**Records shown**
========

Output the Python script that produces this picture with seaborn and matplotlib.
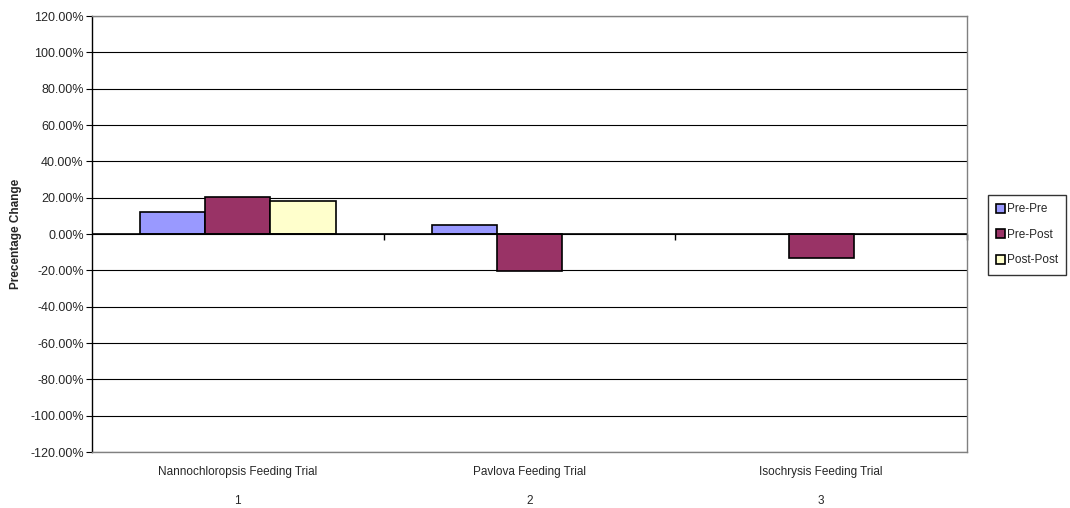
import matplotlib
matplotlib.use("Agg")
import matplotlib.pyplot as plt
import seaborn as sns
import pandas as pd
import numpy as np

# Data (percentage change per feeding trial)
trials = ["Nannochloropsis Feeding Trial", "Pavlova Feeding Trial", "Isochrysis Feeding Trial"]
trial_numbers = ["1", "2", "3"]
series = ["Pre-Pre", "Pre-Post", "Post-Post"]
pre_pre = [12.0, 4.8, np.nan]
pre_post = [20.2, -20.5, -13.4]
post_post = [18.2, np.nan, np.nan]
colors = ["#9999FF", "#993366", "#FFFFCC"]

rows = []
for s, vals in zip(series, [pre_pre, pre_post, post_post]):
    for t, v in zip(trials, vals):
        rows.append({"trial": t, "series": s, "value": v})
df = pd.DataFrame(rows)

sns.set_style("white")
plt.rcParams["font.family"] = ["Liberation Sans", "DejaVu Sans"]

fig = plt.figure(figsize=(10.7, 5.08), dpi=100)
ax = fig.add_axes([0.086, 0.1102, 0.8177, 0.8583])

sns.barplot(data=df, x="trial", y="value", hue="series", order=trials,
            hue_order=series, palette=colors, saturation=1, width=0.67, ax=ax,
            edgecolor="black", linewidth=1.2, errorbar=None, legend=True)

ax.set_ylim(-120, 120)
ax.set_xlim(-0.5, 2.5)
yt = np.arange(-120, 121, 20)
ax.set_yticks(yt)
ax.set_yticklabels([f"{v:.2f}%" for v in yt], fontsize=9)
ax.yaxis.grid(True, color="black", linewidth=0.8)
ax.set_axisbelow(True)
ax.tick_params(axis="y", direction="out", length=4, width=0.8, color="black",
               left=True, pad=2)

ax.set_xticks(range(len(trials)))
ax.set_xticklabels([f"{t}\n\n{n}" for t, n in zip(trials, trial_numbers)],
                   fontsize=8.5, linespacing=1.3)
ax.tick_params(axis="x", length=0, pad=10)
ax.set_xlabel("")
ax.set_ylabel("Precentage Change", fontsize=8.5, fontweight="bold", labelpad=6)

for side in ["top", "right", "bottom"]:
    ax.spines[side].set_color("#808080")
    ax.spines[side].set_linewidth(1.0)
ax.spines["left"].set_color("black")
ax.spines["left"].set_linewidth(1.0)

# Category axis drawn along the zero line with ticks between groups
ax.axhline(0, color="black", linewidth=1.2, zorder=1.5)
sec = ax.secondary_xaxis(0.5)
sec.set_xticks([0.5, 1.5, 2.5])
sec.set_xticklabels([])
sec.tick_params(direction="in", length=4, width=1.0, color="black")
sec.spines["bottom"].set_visible(False)
sec.spines["top"].set_visible(False)

leg = ax.legend(loc="upper left", bbox_to_anchor=(0.923, 0.616),
                bbox_transform=fig.transFigure, fontsize=8.5, frameon=True,
                fancybox=False, edgecolor="black", handlelength=0.75,
                handleheight=0.75, handletextpad=0.2, labelspacing=1.15,
                borderpad=0.7, borderaxespad=0, title=None)
leg.get_frame().set_linewidth(1.0)

fig.savefig("out.png", dpi=100)
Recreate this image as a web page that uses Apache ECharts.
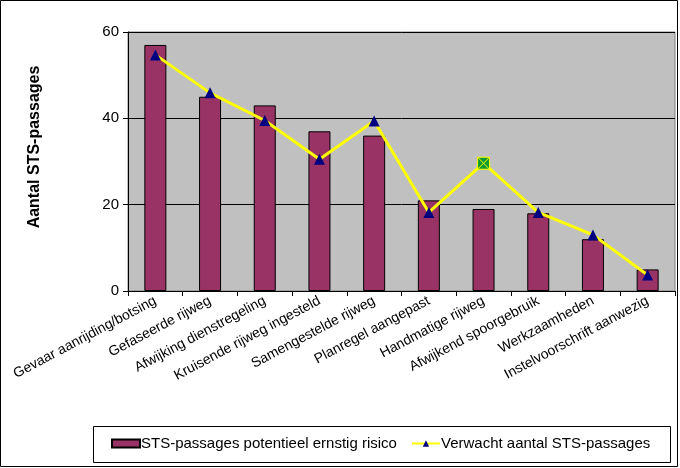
<!DOCTYPE html>
<html>
<head>
<meta charset="utf-8">
<script src="https://cdn.jsdelivr.net/npm/echarts@6/dist/echarts.min.js"></script>
<style>
html,body{margin:0;padding:0;background:#fff;}
#c{width:680px;height:468px;}
</style>
</head>
<body>
<div id="c"></div>
<script>
const categories = ["Gevaar aanrijding/botsing","Gefaseerde rijweg","Afwijking dienstregeling","Kruisende rijweg ingesteld","Samengestelde rijweg","Planregel aangepast","Handmatige rijweg","Afwijkend spoorgebruik","Werkzaamheden","Instelvoorschrift aanwezig"];
const barValues = [57, 45, 43, 37, 36, 21, 19, 18, 12, 5];
const lineValues = [54.7, 45.9, 39.5, 30.5, 39.4, 18.2, 29.6, 18.2, 13.0, 3.7];
const specialIndex = 6;
const yTicks = [0, 20, 40, 60];
const barName = "STS-passages potentieel ernstig risico";
const lineName = "Verwacht aantal STS-passages";
const yTitle = "Aantal STS-passages";

const font = "'Liberation Sans', Arial, sans-serif";
const chart = echarts.init(document.getElementById('c'), null, {renderer:'canvas'});

const lineData = lineValues.map((v, i) => i === specialIndex ? {
  value: v,
  symbol: 'path://M0,0 L10,0 L10,10 L0,10 Z M0,0 L10,10 M10,0 L0,10',
  symbolSize: 12,
  itemStyle: {color: '#0E9A2E', borderColor: '#FFFF00', borderWidth: 1}
} : v);

chart.setOption({
  animation: false,
  textStyle: {fontFamily: font},
  graphic: [
    {type:'rect', shape:{x:0.5, y:0.5, width:677, height:466}, style:{fill:'none', stroke:'#000', lineWidth:1}, z:-10},
    {type:'rect', shape:{x:93.5, y:426.5, width:577, height:36}, style:{fill:'#fff', stroke:'#000', lineWidth:1}, z:-5},
    {type:'text', x:35, y:147, rotation: Math.PI/2,
     style:{text: yTitle, fontFamily: font, fontSize: 16, fontWeight:'bold', fill:'#000', align:'center', verticalAlign:'middle'}}
  ],
  grid: {left:128, right:5, top:32, bottom:177, show:true, backgroundColor:'#C0C0C0', borderColor:'#808080', borderWidth:1},
  legend: {
    left: 111, top: 436,
    padding: 0,
    itemGap: 14,
    itemWidth: 28, itemHeight: 8,
    textStyle: {fontFamily: font, fontSize: 15, color:'#000', padding:[0,0,0,-4]},
    data: [
      {name: barName, icon: 'rect'},
      {name: lineName}
    ]
  },
  xAxis: {
    type: 'category',
    data: categories,
    boundaryGap: true,
    axisLine: {show:true, lineStyle:{color:'#000', width:1}},
    axisTick: {show:true, alignWithLabel:false, inside:false, length:5, lineStyle:{color:'#000'}},
    axisLabel: {rotate: 28, interval: 0, fontSize: 14, color:'#000', fontFamily: font, margin: 9}
  },
  yAxis: {
    type: 'value',
    min: 0, max: 60, interval: 20,
    axisLine: {show:true, lineStyle:{color:'#000', width:1}},
    axisTick: {show:true, length:5, lineStyle:{color:'#000'}},
    axisLabel: {fontSize: 15, color:'#000', fontFamily: font, margin: 9, formatter: v => yTicks.includes(v) ? String(v) : ''},
    splitLine: {show:true, lineStyle:{color:'#000', width:1}}
  },
  series: [
    {
      name: barName,
      type: 'bar',
      data: barValues,
      barWidth: 22,
      itemStyle: {color:'#993366', borderColor:'#000', borderWidth:1}
    },
    {
      name: lineName,
      type: 'line',
      data: lineData,
      symbol: 'triangle',
      symbolSize: 11,
      showAllSymbol: true,
      lineStyle: {color:'#FFFF00', width: 3},
      itemStyle: {color:'#000080'},
      z: 5
    }
  ]
});
</script>
</body>
</html>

========

**Problem to solve**
Repeat the lines of the listing above verbatim, beginning at its first line and ending at the line containing "linewidth=1.2, errorbar=None, legend=True)", which is included. Omit pictures.

**Complete response**
Output the Python script that produces this picture with seaborn and matplotlib.
import matplotlib
matplotlib.use("Agg")
import matplotlib.pyplot as plt
import seaborn as sns
import pandas as pd
import numpy as np

# Data (percentage change per feeding trial)
trials = ["Nannochloropsis Feeding Trial", "Pavlova Feeding Trial", "Isochrysis Feeding Trial"]
trial_numbers = ["1", "2", "3"]
series = ["Pre-Pre", "Pre-Post", "Post-Post"]
pre_pre = [12.0, 4.8, np.nan]
pre_post = [20.2, -20.5, -13.4]
post_post = [18.2, np.nan, np.nan]
colors = ["#9999FF", "#993366", "#FFFFCC"]

rows = []
for s, vals in zip(series, [pre_pre, pre_post, post_post]):
    for t, v in zip(trials, vals):
        rows.append({"trial": t, "series": s, "value": v})
df = pd.DataFrame(rows)

sns.set_style("white")
plt.rcParams["font.family"] = ["Liberation Sans", "DejaVu Sans"]

fig = plt.figure(figsize=(10.7, 5.08), dpi=100)
ax = fig.add_axes([0.086, 0.1102, 0.8177, 0.8583])

sns.barplot(data=df, x="trial", y="value", hue="series", order=trials,
            hue_order=series, palette=colors, saturation=1, width=0.67, ax=ax,
            edgecolor="black", linewidth=1.2, errorbar=None, legend=True)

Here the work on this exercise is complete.